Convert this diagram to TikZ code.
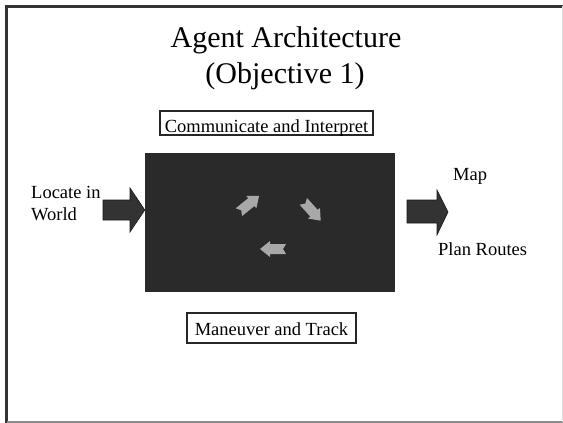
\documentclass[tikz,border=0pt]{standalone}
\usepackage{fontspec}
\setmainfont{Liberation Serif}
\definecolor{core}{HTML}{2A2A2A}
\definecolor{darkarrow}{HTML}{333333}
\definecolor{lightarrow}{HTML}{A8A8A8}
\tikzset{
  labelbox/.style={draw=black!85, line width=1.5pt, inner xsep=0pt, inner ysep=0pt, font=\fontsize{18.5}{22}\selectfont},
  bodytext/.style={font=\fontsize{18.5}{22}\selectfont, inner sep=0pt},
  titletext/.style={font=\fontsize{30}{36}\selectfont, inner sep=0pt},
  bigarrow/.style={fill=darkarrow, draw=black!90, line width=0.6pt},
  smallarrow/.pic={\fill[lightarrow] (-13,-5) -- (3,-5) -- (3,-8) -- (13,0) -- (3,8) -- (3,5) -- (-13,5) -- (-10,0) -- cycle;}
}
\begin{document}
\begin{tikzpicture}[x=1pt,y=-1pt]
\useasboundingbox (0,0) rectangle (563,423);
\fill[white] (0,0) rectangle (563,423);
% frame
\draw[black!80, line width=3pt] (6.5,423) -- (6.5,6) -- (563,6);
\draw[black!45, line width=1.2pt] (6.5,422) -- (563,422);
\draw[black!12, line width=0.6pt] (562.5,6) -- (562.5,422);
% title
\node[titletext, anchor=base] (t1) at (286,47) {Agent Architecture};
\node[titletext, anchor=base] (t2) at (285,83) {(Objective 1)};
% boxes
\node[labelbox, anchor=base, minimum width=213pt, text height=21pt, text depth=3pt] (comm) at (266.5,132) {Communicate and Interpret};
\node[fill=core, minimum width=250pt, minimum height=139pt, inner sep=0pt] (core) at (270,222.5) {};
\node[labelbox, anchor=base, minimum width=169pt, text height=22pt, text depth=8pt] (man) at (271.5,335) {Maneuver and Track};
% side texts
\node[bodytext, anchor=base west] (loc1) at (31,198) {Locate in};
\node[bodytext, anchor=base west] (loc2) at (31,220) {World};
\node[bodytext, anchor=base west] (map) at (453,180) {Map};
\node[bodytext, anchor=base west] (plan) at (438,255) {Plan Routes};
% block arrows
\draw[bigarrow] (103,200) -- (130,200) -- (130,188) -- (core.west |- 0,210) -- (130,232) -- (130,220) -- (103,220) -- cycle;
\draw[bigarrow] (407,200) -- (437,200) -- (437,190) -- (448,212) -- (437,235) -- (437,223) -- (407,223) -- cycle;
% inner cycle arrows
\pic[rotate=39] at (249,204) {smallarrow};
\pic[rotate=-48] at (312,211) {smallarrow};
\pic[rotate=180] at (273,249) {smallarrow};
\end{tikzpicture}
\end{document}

---

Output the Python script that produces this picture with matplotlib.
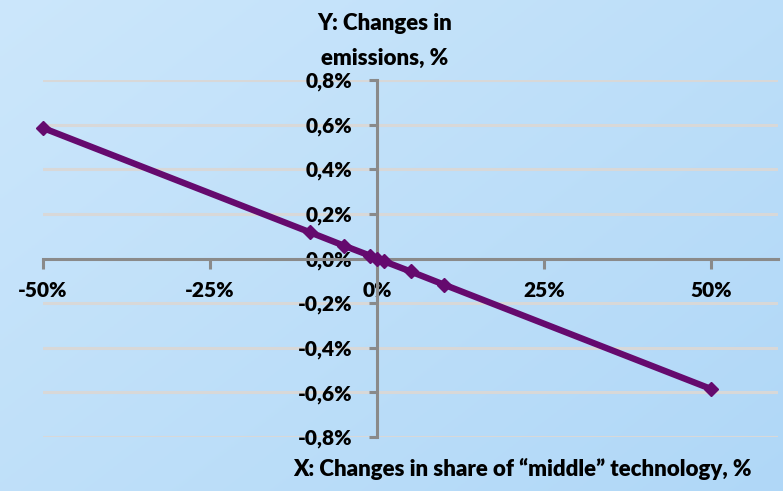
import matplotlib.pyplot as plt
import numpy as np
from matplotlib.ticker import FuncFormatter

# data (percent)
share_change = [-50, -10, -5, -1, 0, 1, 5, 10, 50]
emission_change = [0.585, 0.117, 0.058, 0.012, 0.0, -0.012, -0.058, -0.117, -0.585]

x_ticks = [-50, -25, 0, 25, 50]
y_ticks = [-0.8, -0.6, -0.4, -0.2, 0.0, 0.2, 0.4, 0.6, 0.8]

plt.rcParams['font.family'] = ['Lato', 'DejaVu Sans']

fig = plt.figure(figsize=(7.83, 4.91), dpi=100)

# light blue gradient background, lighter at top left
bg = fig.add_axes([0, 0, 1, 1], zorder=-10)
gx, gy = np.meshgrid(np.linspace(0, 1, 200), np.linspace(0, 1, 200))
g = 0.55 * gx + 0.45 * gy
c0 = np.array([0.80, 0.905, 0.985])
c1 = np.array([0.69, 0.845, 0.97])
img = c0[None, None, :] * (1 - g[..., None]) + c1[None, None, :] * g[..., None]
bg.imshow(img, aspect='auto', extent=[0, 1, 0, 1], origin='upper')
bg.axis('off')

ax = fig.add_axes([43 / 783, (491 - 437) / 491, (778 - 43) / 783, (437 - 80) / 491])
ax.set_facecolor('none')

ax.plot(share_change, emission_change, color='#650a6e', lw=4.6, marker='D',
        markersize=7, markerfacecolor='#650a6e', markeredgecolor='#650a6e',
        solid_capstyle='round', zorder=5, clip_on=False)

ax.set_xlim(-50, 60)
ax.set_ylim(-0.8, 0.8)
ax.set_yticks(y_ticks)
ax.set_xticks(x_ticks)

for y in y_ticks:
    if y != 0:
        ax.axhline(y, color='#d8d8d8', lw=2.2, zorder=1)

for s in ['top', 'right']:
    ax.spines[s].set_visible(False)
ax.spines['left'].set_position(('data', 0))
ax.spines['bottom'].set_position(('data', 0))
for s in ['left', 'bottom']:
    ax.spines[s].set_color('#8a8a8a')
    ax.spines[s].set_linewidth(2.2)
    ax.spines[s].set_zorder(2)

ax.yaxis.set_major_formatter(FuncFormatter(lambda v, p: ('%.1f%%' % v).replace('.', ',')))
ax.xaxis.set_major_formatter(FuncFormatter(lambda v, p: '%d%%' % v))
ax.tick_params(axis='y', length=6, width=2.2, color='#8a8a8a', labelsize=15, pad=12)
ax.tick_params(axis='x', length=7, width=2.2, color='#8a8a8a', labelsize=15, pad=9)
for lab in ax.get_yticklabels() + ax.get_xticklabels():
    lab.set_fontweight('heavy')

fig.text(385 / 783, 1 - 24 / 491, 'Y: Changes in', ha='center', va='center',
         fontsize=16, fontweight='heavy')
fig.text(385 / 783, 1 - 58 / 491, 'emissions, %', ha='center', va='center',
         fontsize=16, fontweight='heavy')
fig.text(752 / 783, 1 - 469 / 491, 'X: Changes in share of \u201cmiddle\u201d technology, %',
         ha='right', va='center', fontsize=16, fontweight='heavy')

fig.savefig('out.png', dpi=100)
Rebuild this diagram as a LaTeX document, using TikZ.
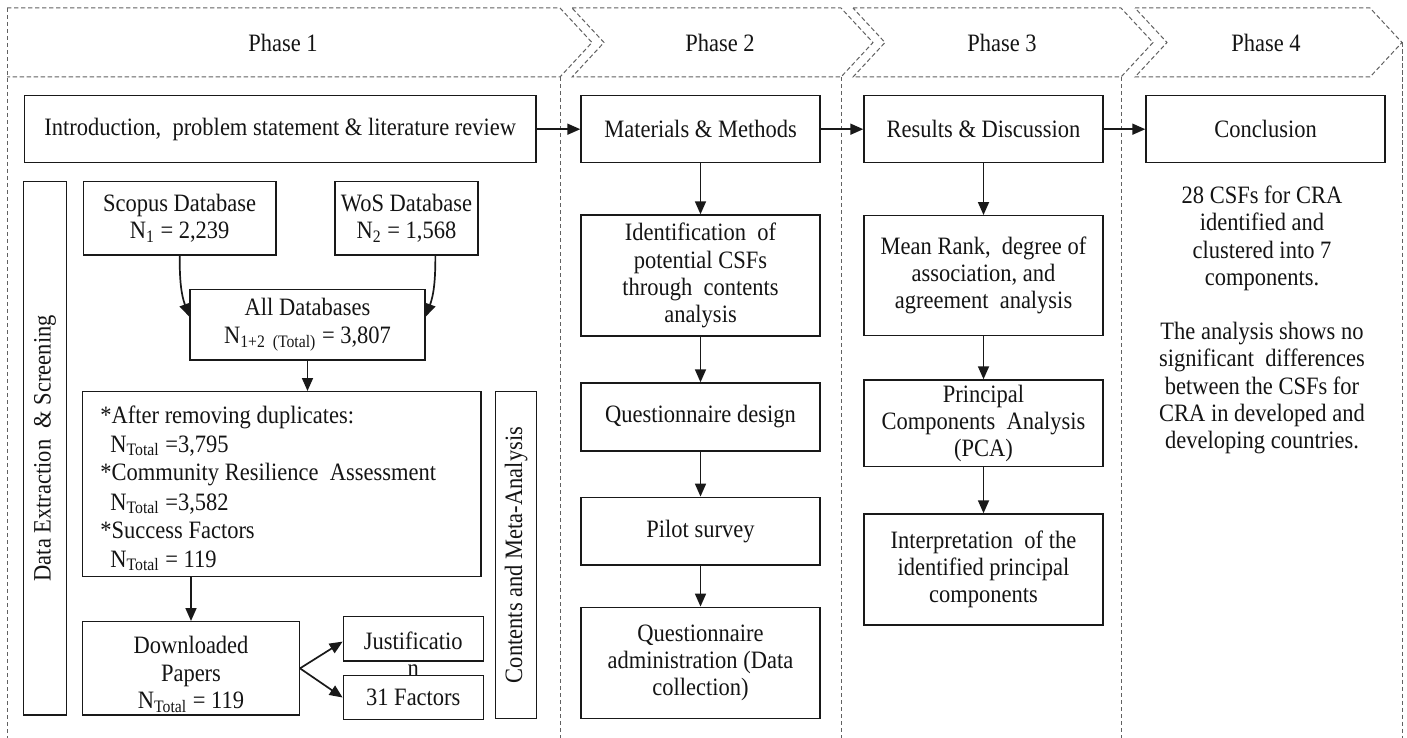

[THE REQUEST]
Looking at the records above, say how many lines hold the string "this". Write nothing but the number.

[THE RESPONSE]
3